Calling the Motivation
The prompt: "Write about a musical instrument that controls life and/or death." Short, simple, to the point. And it fell into my brain like a stone into a dry well. No splash, just a dull, distant thud.
Winter is my favorite season. It brings cross-country skiing and the Codex Writers' Group Weekend Warrior flash fiction contest. Five weeks, five prompts posted on Friday night / Saturday morning, a story with at most 750 words due Sunday night. Voting is open until it's time for the next set of prompts. Each writer's top three stories add up to a final score, winner takes all. (Since we're writers, "all" means the rest of us saying, "Hurray! You've won!" It's very prestigious.)
Competition, tight deadlines, an underdog against high-caliber opponents. This is my element. I look forward to each set of prompts with great anticipation, postponing any writing for a day or two beforehand so my brain won't get distracted with unfinished work.
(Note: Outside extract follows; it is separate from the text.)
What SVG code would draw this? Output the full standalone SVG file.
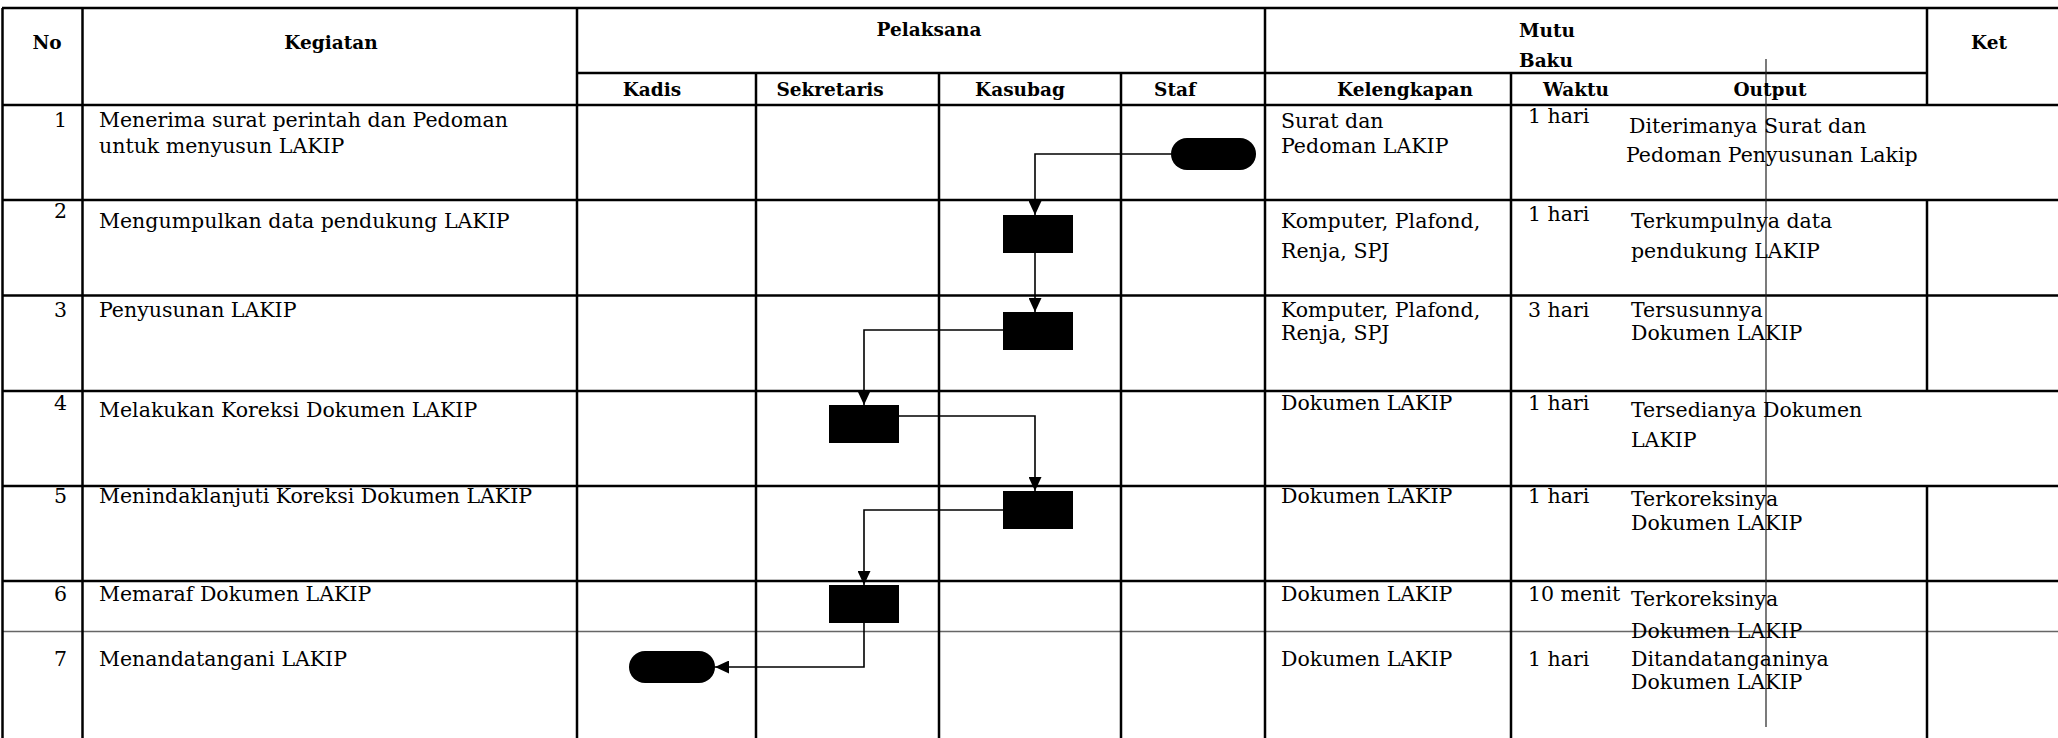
<svg xmlns="http://www.w3.org/2000/svg" width="2058" height="738" viewBox="0 0 2058 738">
<style>
.g{stroke:#000;stroke-width:2.5;fill:none}
.g2{stroke:#666;stroke-width:1.5;fill:none}
.stray{stroke:#222;stroke-width:1.2;fill:none}
.h{font-family:"DejaVu Serif","Liberation Serif",serif;font-weight:bold;font-size:18.5px;fill:#000}
.t{font-family:"DejaVu Serif","Liberation Serif",serif;font-size:20.5px;fill:#000}
.n{text-anchor:end}
.m{text-anchor:middle}
.c{stroke:#000;stroke-width:1.6;fill:none}
.box{fill:#000}
</style>
<defs>
<marker id="arr" markerUnits="userSpaceOnUse" markerWidth="14" markerHeight="13" refX="14" refY="6.5" orient="auto">
<path d="M0,0 L14,6.5 L0,13 Z" fill="#000"/>
</marker>
</defs>
<rect width="2058" height="738" fill="#fff"/>
<g id="table">
<line class="g" x1="2" y1="8" x2="2058" y2="8"/>
<line class="g" x1="577" y1="73" x2="1927" y2="73"/>
<line class="g" x1="2" y1="105" x2="2058" y2="105"/>
<line class="g" x1="2" y1="200" x2="2058" y2="200"/>
<line class="g" x1="2" y1="295.5" x2="2058" y2="295.5"/>
<line class="g" x1="2" y1="391" x2="2058" y2="391"/>
<line class="g" x1="2" y1="486" x2="2058" y2="486"/>
<line class="g" x1="2" y1="581" x2="2058" y2="581"/>
<line class="g2" x1="2" y1="631.5" x2="2058" y2="631.5"/>
<line class="g" x1="2.5" y1="8" x2="2.5" y2="738"/>
<line class="g" x1="82.5" y1="8" x2="82.5" y2="738"/>
<line class="g" x1="577" y1="8" x2="577" y2="738"/>
<line class="g" x1="756" y1="73" x2="756" y2="738"/>
<line class="g" x1="939" y1="73" x2="939" y2="738"/>
<line class="g" x1="1121" y1="73" x2="1121" y2="738"/>
<line class="g" x1="1265" y1="8" x2="1265" y2="738"/>
<line class="g" x1="1511" y1="73" x2="1511" y2="738"/>
<line class="g" x1="1927" y1="8" x2="1927" y2="105"/>
<line class="g" x1="1927" y1="200" x2="1927" y2="391"/>
<line class="g" x1="1927" y1="486" x2="1927" y2="738"/>
<line class="stray" x1="1766" y1="59" x2="1766" y2="727"/>
</g>
<g id="header">
<text class="h m" x="47" y="49">No</text>
<text class="h m" x="331" y="49">Kegiatan</text>
<text class="h m" x="929" y="36">Pelaksana</text>
<text class="h" x="1519" y="37">Mutu</text>
<text class="h" x="1519" y="67">Baku</text>
<text class="h m" x="1989" y="49">Ket</text>
<text class="h m" x="652" y="96">Kadis</text>
<text class="h m" x="830" y="96">Sekretaris</text>
<text class="h m" x="1020" y="96">Kasubag</text>
<text class="h m" x="1175" y="96">Staf</text>
<text class="h m" x="1405" y="96">Kelengkapan</text>
<text class="h m" x="1576" y="96">Waktu</text>
<text class="h m" x="1770" y="96">Output</text>
</g>
<g id="rows">
<text class="t n" x="67" y="127">1</text>
<text class="t" x="99" y="127">Menerima surat perintah dan Pedoman</text>
<text class="t" x="99" y="153">untuk menyusun LAKIP</text>
<text class="t" x="1281" y="128">Surat dan</text>
<text class="t" x="1281" y="153">Pedoman LAKIP</text>
<text class="t" x="1528" y="123">1 hari</text>
<text class="t" x="1629" y="133">Diterimanya Surat dan</text>
<text class="t" x="1626" y="162">Pedoman Penyusunan Lakip</text>

<text class="t n" x="67" y="218">2</text>
<text class="t" x="99" y="228">Mengumpulkan data pendukung LAKIP</text>
<text class="t" x="1281" y="228">Komputer, Plafond,</text>
<text class="t" x="1281" y="258">Renja, SPJ</text>
<text class="t" x="1528" y="221">1 hari</text>
<text class="t" x="1631" y="228">Terkumpulnya data</text>
<text class="t" x="1631" y="258">pendukung LAKIP</text>

<text class="t n" x="67" y="317">3</text>
<text class="t" x="99" y="317">Penyusunan LAKIP</text>
<text class="t" x="1281" y="317">Komputer, Plafond,</text>
<text class="t" x="1281" y="340">Renja, SPJ</text>
<text class="t" x="1528" y="317">3 hari</text>
<text class="t" x="1631" y="317">Tersusunnya</text>
<text class="t" x="1631" y="340">Dokumen LAKIP</text>

<text class="t n" x="67" y="410">4</text>
<text class="t" x="99" y="417">Melakukan Koreksi Dokumen LAKIP</text>
<text class="t" x="1281" y="410">Dokumen LAKIP</text>
<text class="t" x="1528" y="410">1 hari</text>
<text class="t" x="1631" y="417">Tersedianya Dokumen</text>
<text class="t" x="1631" y="447">LAKIP</text>

<text class="t n" x="67" y="503">5</text>
<text class="t" x="99" y="503">Menindaklanjuti Koreksi Dokumen LAKIP</text>
<text class="t" x="1281" y="503">Dokumen LAKIP</text>
<text class="t" x="1528" y="503">1 hari</text>
<text class="t" x="1631" y="506">Terkoreksinya</text>
<text class="t" x="1631" y="530">Dokumen LAKIP</text>

<text class="t n" x="67" y="601">6</text>
<text class="t" x="99" y="601">Memaraf Dokumen LAKIP</text>
<text class="t" x="1281" y="601">Dokumen LAKIP</text>
<text class="t" x="1528" y="601">10 menit</text>
<text class="t" x="1631" y="606">Terkoreksinya</text>
<text class="t" x="1631" y="638">Dokumen LAKIP</text>

<text class="t n" x="67" y="666">7</text>
<text class="t" x="99" y="666">Menandatangani LAKIP</text>
<text class="t" x="1281" y="666">Dokumen LAKIP</text>
<text class="t" x="1528" y="666">1 hari</text>
<text class="t" x="1631" y="666">Ditandatanganinya</text>
<text class="t" x="1631" y="689">Dokumen LAKIP</text>
</g>
<g id="connectors">
<path class="c" d="M1171,154 H1035 V215" marker-end="url(#arr)"/>
<path class="c" d="M1035,253 V312" marker-end="url(#arr)"/>
<path class="c" d="M1003,330 H864 V405" marker-end="url(#arr)"/>
<path class="c" d="M899,416 H1035 V491" marker-end="url(#arr)"/>
<path class="c" d="M1003,510 H864 V585" marker-end="url(#arr)"/>
<path class="c" d="M864,623 V667 H715" marker-end="url(#arr)"/>
</g>
<g id="start"><rect class="box" x="1171" y="138" width="85" height="32" rx="16"/></g>
<g id="step2"><rect class="box" x="1003" y="215" width="70" height="38"/></g>
<g id="step3"><rect class="box" x="1003" y="312" width="70" height="38"/></g>
<g id="step4"><rect class="box" x="829" y="405" width="70" height="38"/></g>
<g id="step5"><rect class="box" x="1003" y="491" width="70" height="38"/></g>
<g id="step6"><rect class="box" x="829" y="585" width="70" height="38"/></g>
<g id="end"><rect class="box" x="629" y="651" width="86" height="32" rx="16"/></g>
</svg>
At last the prompts go up, and I pounce! Which is to say I stare at them for 10-15 minutes, a sense of impending doom slowly building in my gut.
No lightning. No inspiration. Nothing to even pique my interest. My muse is asleep in the next room, and I'm not sure she'll ever wake again.
What am I doing in this group? Any moment now someone will point and say, "But he's not wearing any clothes."
To stave off depression, I immerse myself in something that will keep my brain occupied with anything other than writing. I don't actually vacuum the cat, but I sometimes vacuum up leftover pieces of the cat; futile, but time-consuming. A few hours later, my muse's unpaid intern will politely knock and say, "I have a few notes I thought you might want to look over." Yeah, I might be able to work with this.
By the time I go to bed Saturday night, I have a rough draft. And it's brilliant. Or clever. Or funny. I go to sleep happy. But in the night the writing gremlins come, and when I read the story again Sunday afternoon, it's dreck. Can I salvage anything from this? At least enough to submit a coherent story and avoid humiliation? 'Cause let's face it, after the trauma of reading the prompts and drawing a blank, not sucking is my primary motivation.
Fortunately, Sunday tends to be a long, slow day, and I can usually submit a story I'm satisfied with before going to bed. (Voting might imply my standards are low, but after-submission neuroses are a whole different kettle of fish.)
"Calling the Train" was my first flash fiction and my first Weekend Warrior entry, written in response (eventually) to the first prompt listed. It set the stage for all the entries to follow: blank stare; I'm doomed; distraction; well, maybe I can use this...
I can't wait until next winter. I just hope we get more snow.